As programmers, we can find multiple ways to solve a problem, but using the right tool is usually best, and in this case, RegEx is the right tool.
As Rick pointed out above, the pattern has issues, but those can be fixed.
As a reminder, here is the pattern:
"^.*\b(mr |Mr.|mrs |mrs.|ms|ms.|)\b.*$"
The first issue is one of overmatching. You are interesting in certain strings, but match everything that comes before and after it too, and that’s unnecessary.
The next issue is that there is an alternation with no pattern at all (the “|” followed by the closing parenthesis), which is also not needed.

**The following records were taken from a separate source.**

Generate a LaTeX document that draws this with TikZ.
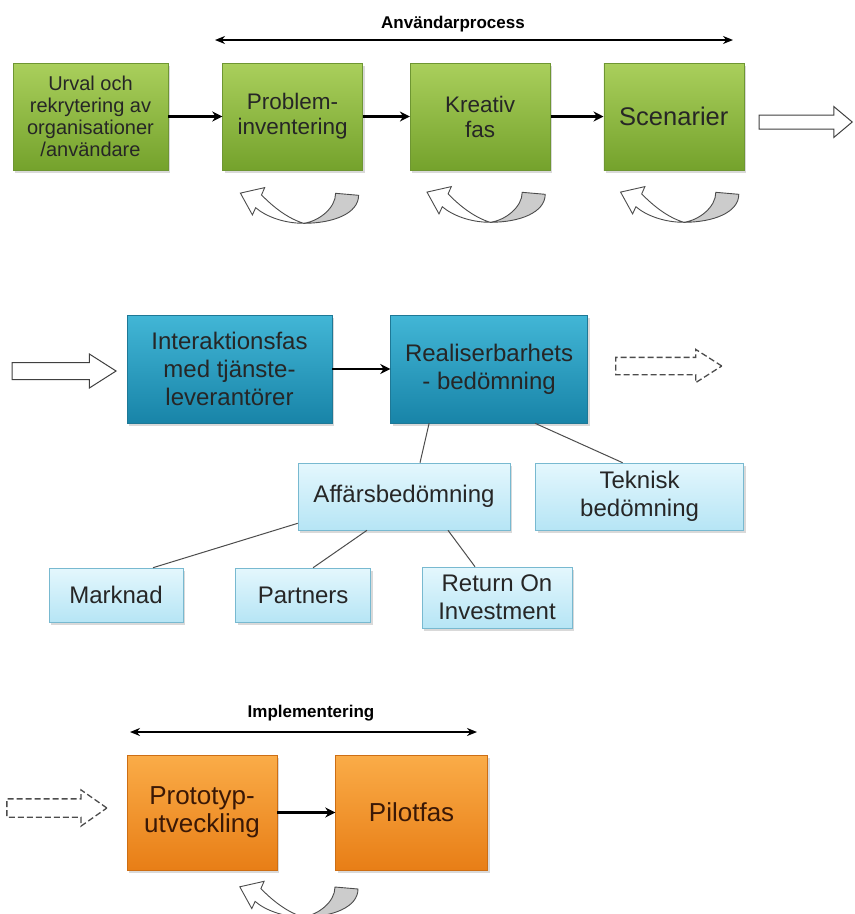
\documentclass[tikz,border=0pt]{standalone}
\usepackage{fontspec}
\setmainfont{Liberation Sans}
\usepackage{tikz}
\usetikzlibrary{positioning,shapes.arrows,shadows,arrows.meta}

\definecolor{gruntop}{RGB}{170,207,92}
\definecolor{grunbot}{RGB}{116,162,44}
\definecolor{grunkant}{RGB}{110,150,50}
\definecolor{blatop}{RGB}{66,182,214}
\definecolor{blabot}{RGB}{24,132,168}
\definecolor{blakant}{RGB}{30,120,150}
\definecolor{ljustop}{RGB}{228,247,253}
\definecolor{ljusbot}{RGB}{182,229,245}
\definecolor{ljuskant}{RGB}{120,185,208}
\definecolor{orantop}{RGB}{250,172,72}
\definecolor{oranbot}{RGB}{232,126,22}
\definecolor{orankant}{RGB}{205,110,20}

\begin{document}
\begin{tikzpicture}[
                x=1pt, y=-1pt,                % 像素坐标
                >={Stealth[length=10pt, width=10pt]},
                every node/.style={align=center, inner sep=2pt},
                box/.style={
                    rectangle,
                    line width=0.6pt,
                    drop shadow={opacity=0.3, shadow xshift=2pt, shadow yshift=-3pt}
                },
                gron/.style={box, top color=gruntop, bottom color=grunbot, draw=grunkant,
                    text=black!85, minimum width=140pt, minimum height=107pt,
                    font=\fontsize{22.5}{25}\selectfont},
                bla/.style={box, top color=blatop, bottom color=blabot, draw=blakant,
                    text=black!85, minimum height=108pt, font=\fontsize{24}{28}\selectfont},
                ljus/.style={box, top color=ljustop, bottom color=ljusbot, draw=ljuskant,
                    text=black!85, font=\fontsize{24}{28}\selectfont},
                oran/.style={box, top color=orantop, bottom color=oranbot, draw=orankant,
                    text={rgb,255:red,58;green,24;blue,6}, minimum height=115pt,
                    font=\fontsize{26}{28}\selectfont},
                arrow/.style={->, line width=2.6pt},
                dubbel/.style={{Stealth[length=10pt, width=8pt]}-{Stealth[length=10pt, width=8pt]}, line width=2pt},
                gren/.style={line width=1pt, draw=black!70},
                ihalig/.style={single arrow, draw=black!75, fill=white, line width=1pt,
                    inner xsep=0pt, minimum width=0pt, anchor=tip},
                streckad/.style={ihalig, draw=black!70, line width=1.3pt, dash pattern=on 6pt off 3pt},
                etikett/.style={font=\bfseries\fontsize{17}{20}\selectfont},
                pics/varv/.style={code={
                    \filldraw[fill=black!20, draw=black!70, line width=0.9pt]
                        (0,0) .. controls (30,0) and (55,-10) .. (55,-28) -- (32,-30)
                        .. controls (32,-15) and (15,-2) .. (0,0) -- cycle;
                    \filldraw[fill=white, draw=black!70, line width=0.9pt]
                        (0,0) .. controls (-20,0) and (-38,-7) .. (-47.9,-15.6) -- (-51.2,-8.4)
                        -- (-63.2,-30.2) -- (-38.9,-35.7) -- (-42.1,-28.4)
                        .. controls (-30,-16) and (-16,-5) .. (0,0) -- cycle;
                }}
            ]
                \useasboundingbox (0,0) rectangle (855,914);

                % 第一行
                \node[gron, minimum width=155pt, font=\fontsize{20}{22}\selectfont] (urval) at (90.5,116.5)
                    {Urval och\\rekrytering av\\organisationer\\/användare};
                \node[gron, right=54pt of urval] (probl) {Problem-\\inventering};
                \node[gron, right=47pt of probl] (kreativ) {Kreativ\\fas};
                \node[gron, right=53pt of kreativ, font=\fontsize{25.5}{28}\selectfont] (scen) {Scenarier};
                \node[ihalig, minimum height=93pt, inner ysep=6.5pt, single arrow head extend=8.5pt,
                    single arrow tip angle=80] (ut1) at (853,122) {};

                \coordinate (anv1) at (215,40);
                \coordinate (anv2) at (733,40);
                \draw[dubbel] (anv1) -- (anv2);
                \node[etikett] (anvtext) at (453,24) {Användarprocess};

                \draw[arrow] (urval) -- (probl);
                \draw[arrow] (probl) -- (kreativ);
                \draw[arrow] (kreativ) -- (scen);

                \pic at ([xshift=11pt,yshift=-53pt]probl.south) {varv};
                \pic at ([xshift=10pt,yshift=-52pt]kreativ.south) {varv};
                \pic at ([xshift=10pt,yshift=-52pt]scen.south) {varv};

                % 第二行
                \node[ihalig, minimum height=104pt, inner ysep=8pt, single arrow head extend=8.5pt,
                    single arrow tip angle=65] (in2) at (117,371) {};
                \node[bla, minimum width=205pt] (inter) at (229.5,369)
                    {Interaktionsfas\\med tjänste-\\leverantörer};
                \node[bla, minimum width=197pt, right=58pt of inter] (real) {Realiserbarhets\\- bedömning};
                \node[streckad, minimum height=106pt, inner ysep=8pt, single arrow head extend=8pt,
                    single arrow tip angle=65] (ut2) at (723,366) {};
                \draw[arrow] (inter) -- (real);

                \node[ljus, minimum width=212pt, minimum height=67pt] (aff) at (404,496.5) {Affärsbedömning};
                \node[ljus, minimum width=208pt, minimum height=67pt, right=25pt of aff] (tek) {Teknisk\\bedömning};
                \node[ljus, minimum width=134pt, minimum height=54pt] (mark) at (116,595) {Marknad};
                \node[ljus, minimum width=135pt, minimum height=54pt, right=52pt of mark] (part) {Partners};
                \node[ljus, minimum width=150pt, minimum height=61pt] (roi) at (497,597.5) {Return On\\Investment};

                \draw[gren] ([xshift=-60pt]real.south) -- ([xshift=16pt]aff.north);
                \draw[gren] ([xshift=46pt]real.south) -- ([xshift=-17pt]tek.north);
                \draw[gren] ([yshift=7pt]aff.south west) -- ([xshift=37pt]mark.north);
                \draw[gren] ([xshift=-37pt]aff.south) -- ([xshift=10pt]part.north);
                \draw[gren] ([xshift=44pt]aff.south) -- ([xshift=-22pt]roi.north);

                % 第三行
                \node[streckad, minimum height=100pt, inner ysep=8.5pt, single arrow head extend=9pt,
                    single arrow tip angle=70] (in3) at (108,808) {};
                \node[oran, minimum width=150pt] (proto) at (202,812.5) {Prototyp-\\utveckling};
                \node[oran, minimum width=152pt, right=58pt of proto] (pilot) {Pilotfas};
                \draw[arrow] (proto) -- (pilot);

                \coordinate (imp1) at (130,732);
                \coordinate (imp2) at (477,732);
                \draw[dubbel] (imp1) -- (imp2);
                \node[etikett] (imptext) at (311,713) {Implementering};

                \pic at (303,917) {varv};
            \end{tikzpicture}
\end{document}
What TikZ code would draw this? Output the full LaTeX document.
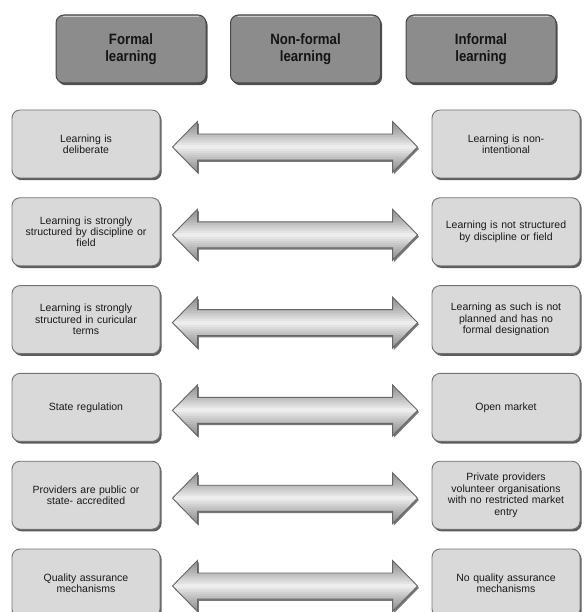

The next is that, with alternations, order matters. If you have the pattern mat|matter
, “matter” will never match because “mat” already did.
The next is that you can’t have a word boundary after a space, and some of your parts have spaces.
The next is the use of the dot which is a wildcard, so Mr.
will match “Mr.”, but would also match “Mrs”.
So here is how I’d fix it:
\b(mrs?\.|mrs?\b|ms\.|ms\b)\x20*
Translated:
- A word boundary
- Either:
- Mr. or Mrs.; or
- Mr or Mrs with a trailing word boundary; or
- Ms.; or
- Ms with a trailing word boundary
- Any trailing spaces
Plug that pattern into your code and it should work as expected.